= Foire Internationale d'Art Contemporain =

Contemporary art fair

The Paris International Contemporary Art Fair (Foire Internationale d’Art Contemporain or FIAC) was a contemporary art event that was held in Paris from 1974 to 2021 and was considered the flagship arts event of France.

The fair effectively ended after a January 2022 announcement that Swiss-organization Art Basel would take over the calendar slot occupied by FIAC and that the long-time head of FIAC would join an Art Basel-advisory committee overseeing the new Paris festival.

== Cultural Significance ==
FIAC had been considered a French fair that local arts community took national pride in, including the French government. Starting in 2018, President Emmanuel Macron held receptions at the Élysée Palace for organizers, museum curators. At one such reception in 2021, he thanked FIAC’s long-time director, Jennifer Flay, for transforming the fair into the “nerve center of the art world.”
==History==
FIAC was started by gallery owner Daniel Gervis together with artist Bengt Olson and was usually held in October in the Grand Palais.

From 2006 to 2019, as part of the fair’s outdoor program Hors les Murs, well-known venues across the city – the Tuileries Garden, the Musée national Eugène Delacroix, the National Museum of Natural History and Place Vendôme – featured temporary installations of Alexander Calder, George Condo, Thomas Houseago, Robert Indiana, Per Kirkeby, Alicja Kwade, Richard Long and Oscar Tuazon, among others. From 2018, the venues also included Place de la Concorde, with architectural works by Kengo Kuma, Claude Parent and Jean Prouvé, among others.

Following Brexit and the departure of Great Britain from the European Union, the Paris arts scene particular experienced a boost in stature as many international galleries chose to open locations in Paris to keep a foothold in Europe.

In 2019, the fair announced that it would move to a temporary venue on the Champ de Mars, by the Eiffel Tower, for at least two years while the Grand Palais was slated for renovations for the 2024 Paris Olympics. It was scheduled to move back to the Grand Palais for the 2024 fair. In January 2022, however, the management of the Grand Palais made a surprise announcement that it had given the October calendar slot to Art Basel starting in October 2022.

== Demise ==

While the art fairs of London Frieze, Art Basel in Switzerland and Art Basel Miami Beach attracted wealthy American buyers, there was a sense that FIAC was not keeping pace, in part because while the fair felt more French, that also felt more provincial. At least some international gallerists stated that FIAC tended to underperform in sales relative to other events.

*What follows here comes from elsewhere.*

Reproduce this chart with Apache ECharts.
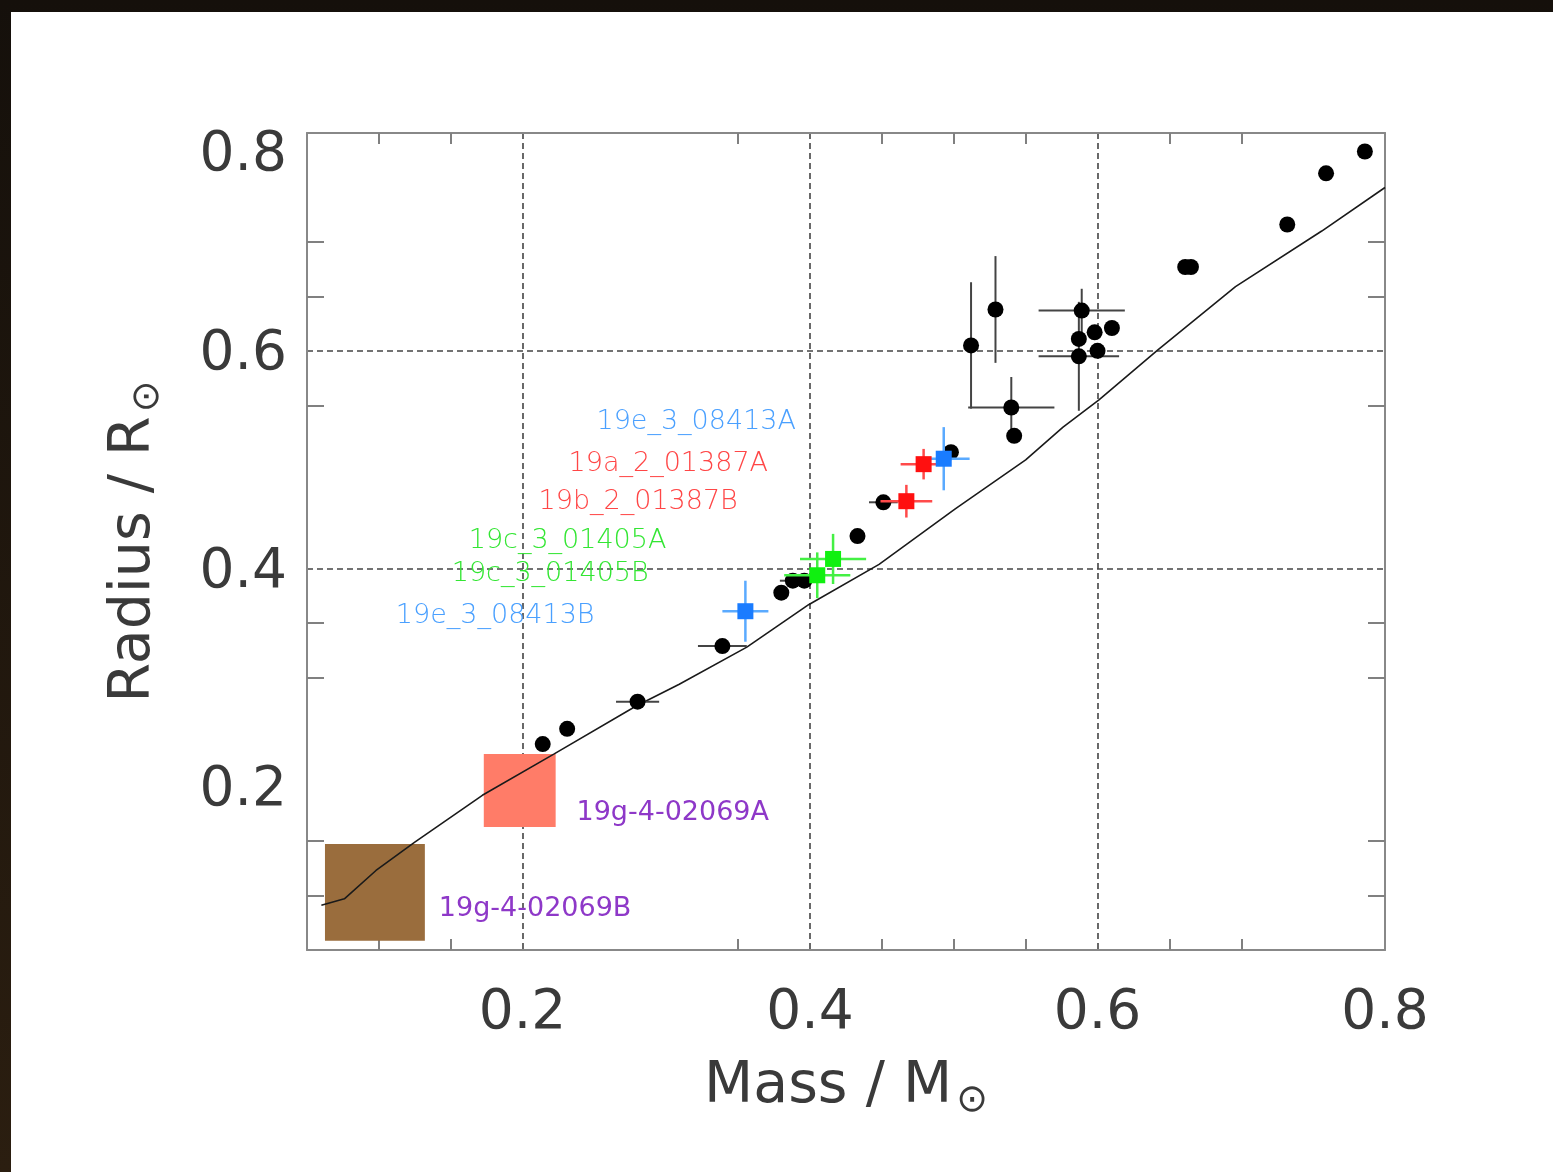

Nonetheless, the announcement that the native-run FIAC being displaced by a Swiss-managed art fair was met with shock and ambivalence by the Paris-based art community as it meant the demise of a cornerstone of Paris art scene. Philippe Boutté, a gallery director, called it “sad and violent.”

The organizers of FIAC, RX Group, released a statement after the Art Basel announcement that it "strongly regrets this decision taken abruptly by the public institution, at the end of a procedure which RX believes was hasty and flawed.” Michel Filzi, the president of RX France, said in the statement, “This is a huge disappointment for our teams and all the clients and partners who support us."

== Chronology ==
- 1974 – The first edition is held in the Gare de la Bastille
- 1975 – The fair moves to the Grand Palais
- 1982 – FIAC welcomes photography for the first time
- 2001 – The fair welcomes video art for the first time
- 2007 – FIAC and Artprice issue the first Annual Report on the Contemporary Art Market, analyzing the sales of 500 artists
- 2011 – FIAC starts to have an outside the walls part, in the Jardin des Plantes and the Jardin des Tuileries
- 2014 – In parallel of FIAC, the first Foire OFF(ICIELLE) is launched with 68 emerging galleries at the City of Fashion and Design
- 2021 – Due to renovations, FAIC moves to a temporary tent managed by the Grand Palais near the Eiffel Tower called the Grand Palais Éphémère.
- 2022 – Grand Palais announces that the calendar slot historically held by FIAC would be taken over by Art Basel.

=== Directors ===
- 2003–2021: Jennifer Flay

== Marcel Duchamp Prize==
The Marcel Duchamp Prize (in French : Prix Marcel Duchamp) is an annual award given to a young artist by the Association pour la Diffusion Internationale de l'Art Français (ADIAF) since 2001 at the FIAC.

The winner receives €35,000 personally and up to €30,000 in order to produce an exhibition of their work in the Modern Art museum (Centre Georges Pompidou).

== Controversy ==
In 2014, a Hors Les Murs feature, the 80-meter-high inflatable sculpture Tree by Paul McCarthy in the Place Vendôme was deflated by vandals. McCarthy and local authorities decided not to re-inflate it. The lime green sculpture was described by the artist as a Christmas tree, but critics said it looked like a butt plug.